— begin PROVIDED DATA —

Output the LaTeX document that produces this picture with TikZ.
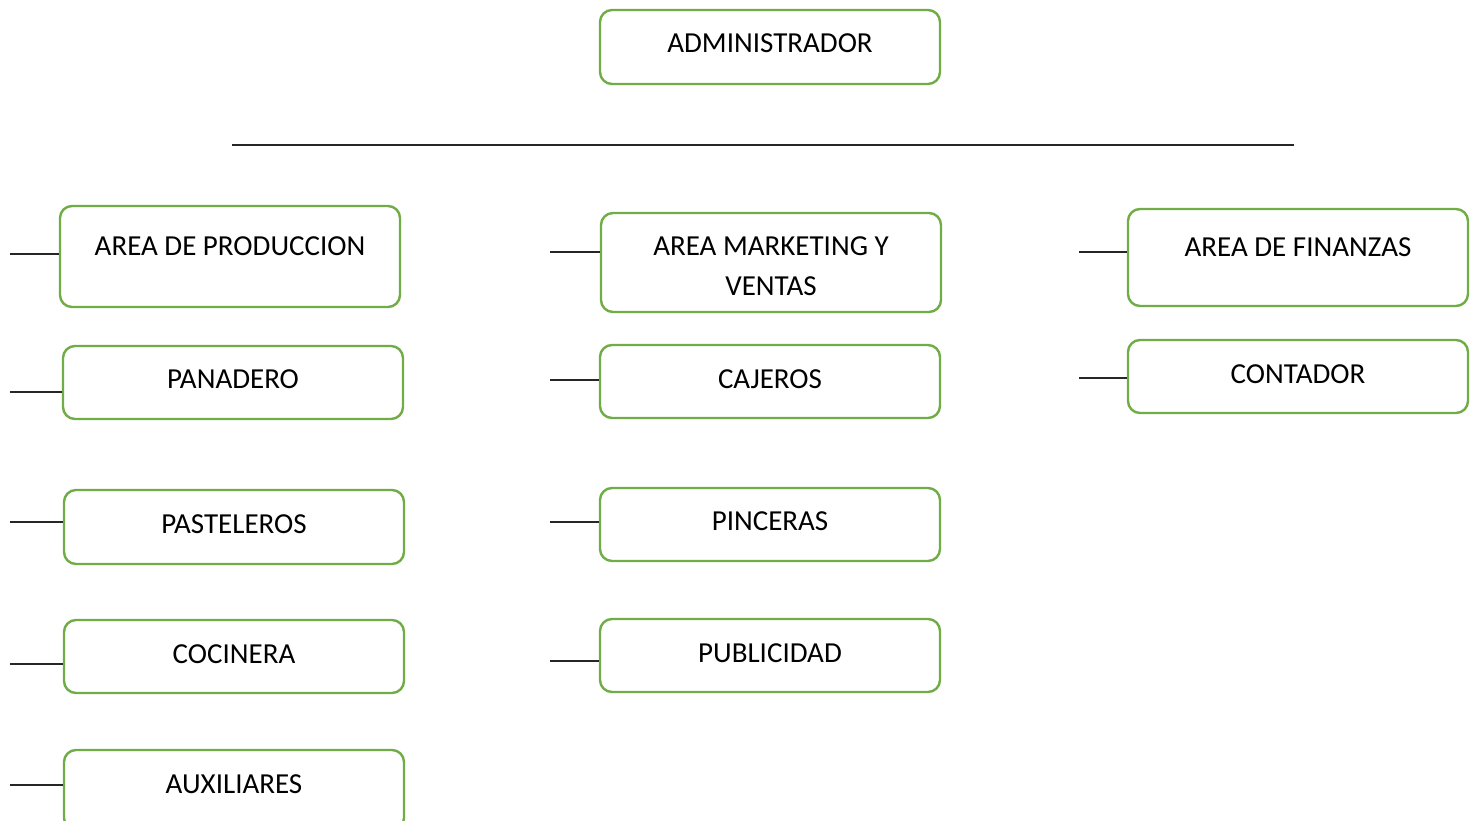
\documentclass[tikz,border=0pt]{standalone}
\usepackage{fontspec}
\setmainfont{Carlito}
\definecolor{boxgreen}{HTML}{70AD47}
\begin{document}
\begin{tikzpicture}[x=1pt,y=-1pt,
  box/.style={draw=boxgreen,line width=2.4pt,rounded corners=12pt,inner sep=0pt},
  txt/.style={inner sep=0pt,font=\fontsize{29}{40}\selectfont,align=center,anchor=base},
  stub/.style={draw=black!85,line width=1.2pt}]
\useasboundingbox (0,0) rectangle (1470,821);
% boxes: name, center, width, height
\node[box,minimum width=340pt,minimum height=74pt] (adm) at (770,47) {};
\node[box,minimum width=340pt,minimum height=101pt] (prod) at (230,256.5) {};
\node[box,minimum width=340pt,minimum height=99pt] (mkt) at (771,262.5) {};
\node[box,minimum width=340pt,minimum height=97pt] (fin) at (1298,257.5) {};
\node[box,minimum width=340pt,minimum height=73pt] (pan) at (233,382.5) {};
\node[box,minimum width=340pt,minimum height=73pt] (caj) at (770,381.5) {};
\node[box,minimum width=340pt,minimum height=73pt] (con) at (1298,376.5) {};
\node[box,minimum width=340pt,minimum height=74pt] (pas) at (234,527) {};
\node[box,minimum width=340pt,minimum height=73pt] (pin) at (770,524.5) {};
\node[box,minimum width=340pt,minimum height=73pt] (coc) at (234,656.5) {};
\node[box,minimum width=340pt,minimum height=73pt] (pub) at (770,655.5) {};
\node[box,minimum width=340pt,minimum height=80pt] (aux) at (234,790) {};
% texts
\node[txt] (tadm) at (770,53) {ADMINISTRADOR};
\node[txt] (tprod) at (230,255) {AREA DE PRODUCCION};
\node[txt] (tmkt) at (771,295) {AREA MARKETING Y\\VENTAS};
\node[txt] (tfin) at (1298,256) {AREA DE FINANZAS};
\node[txt] (tpan) at (233,388) {PANADERO};
\node[txt] (tcaj) at (770,388) {CAJEROS};
\node[txt] (tcon) at (1298,383) {CONTADOR};
\node[txt] (tpas) at (234,533) {PASTELEROS};
\node[txt] (tpin) at (770,530) {PINCERAS};
\node[txt] (tcoc) at (234,663) {COCINERA};
\node[txt] (tpub) at (770,662) {PUBLICIDAD};
\node[txt] (taux) at (234,793) {AUXILIARES};
% main horizontal line
\coordinate (hl) at (232,145);
\coordinate (hr) at (1294,145);
\draw[stub] (hl) -- (hr);
% stubs
\coordinate (sprod) at (10,254);
\coordinate (span) at (10,392);
\coordinate (spas) at (10,522);
\coordinate (scoc) at (10,664);
\coordinate (saux) at (10,785);
\coordinate (smkt) at (550,252);
\coordinate (scaj) at (550,380);
\coordinate (spin) at (550,522);
\coordinate (spub) at (550,661);
\coordinate (sfin) at (1079,252);
\coordinate (scon) at (1079,378);
\foreach \s/\b in {sprod/prod,span/pan,spas/pas,scoc/coc,saux/aux,smkt/mkt,scaj/caj,spin/pin,spub/pub,sfin/fin,scon/con}
  \draw[stub] (\s) -- (\b.west |- \s);
\end{tikzpicture}
\end{document}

— end PROVIDED DATA —

* THE REQUEST
Drop the images and repeat the data exactly.

* FULL OUTPUT
Output the LaTeX document that produces this picture with TikZ.
\documentclass[tikz,border=0pt]{standalone}
\usepackage{fontspec}
\setmainfont{Carlito}
\definecolor{boxgreen}{HTML}{70AD47}
\begin{document}
\begin{tikzpicture}[x=1pt,y=-1pt,
  box/.style={draw=boxgreen,line width=2.4pt,rounded corners=12pt,inner sep=0pt},
  txt/.style={inner sep=0pt,font=\fontsize{29}{40}\selectfont,align=center,anchor=base},
  stub/.style={draw=black!85,line width=1.2pt}]
\useasboundingbox (0,0) rectangle (1470,821);
% boxes: name, center, width, height
\node[box,minimum width=340pt,minimum height=74pt] (adm) at (770,47) {};
\node[box,minimum width=340pt,minimum height=101pt] (prod) at (230,256.5) {};
\node[box,minimum width=340pt,minimum height=99pt] (mkt) at (771,262.5) {};
\node[box,minimum width=340pt,minimum height=97pt] (fin) at (1298,257.5) {};
\node[box,minimum width=340pt,minimum height=73pt] (pan) at (233,382.5) {};
\node[box,minimum width=340pt,minimum height=73pt] (caj) at (770,381.5) {};
\node[box,minimum width=340pt,minimum height=73pt] (con) at (1298,376.5) {};
\node[box,minimum width=340pt,minimum height=74pt] (pas) at (234,527) {};
\node[box,minimum width=340pt,minimum height=73pt] (pin) at (770,524.5) {};
\node[box,minimum width=340pt,minimum height=73pt] (coc) at (234,656.5) {};
\node[box,minimum width=340pt,minimum height=73pt] (pub) at (770,655.5) {};
\node[box,minimum width=340pt,minimum height=80pt] (aux) at (234,790) {};
% texts
\node[txt] (tadm) at (770,53) {ADMINISTRADOR};
\node[txt] (tprod) at (230,255) {AREA DE PRODUCCION};
\node[txt] (tmkt) at (771,295) {AREA MARKETING Y\\VENTAS};
\node[txt] (tfin) at (1298,256) {AREA DE FINANZAS};
\node[txt] (tpan) at (233,388) {PANADERO};
\node[txt] (tcaj) at (770,388) {CAJEROS};
\node[txt] (tcon) at (1298,383) {CONTADOR};
\node[txt] (tpas) at (234,533) {PASTELEROS};
\node[txt] (tpin) at (770,530) {PINCERAS};
\node[txt] (tcoc) at (234,663) {COCINERA};
\node[txt] (tpub) at (770,662) {PUBLICIDAD};
\node[txt] (taux) at (234,793) {AUXILIARES};
% main horizontal line
\coordinate (hl) at (232,145);
\coordinate (hr) at (1294,145);
\draw[stub] (hl) -- (hr);
% stubs
\coordinate (sprod) at (10,254);
\coordinate (span) at (10,392);
\coordinate (spas) at (10,522);
\coordinate (scoc) at (10,664);
\coordinate (saux) at (10,785);
\coordinate (smkt) at (550,252);
\coordinate (scaj) at (550,380);
\coordinate (spin) at (550,522);
\coordinate (spub) at (550,661);
\coordinate (sfin) at (1079,252);
\coordinate (scon) at (1079,378);
\foreach \s/\b in {sprod/prod,span/pan,spas/pas,scoc/coc,saux/aux,smkt/mkt,scaj/caj,spin/pin,spub/pub,sfin/fin,scon/con}
  \draw[stub] (\s) -- (\b.west |- \s);
\end{tikzpicture}
\end{document}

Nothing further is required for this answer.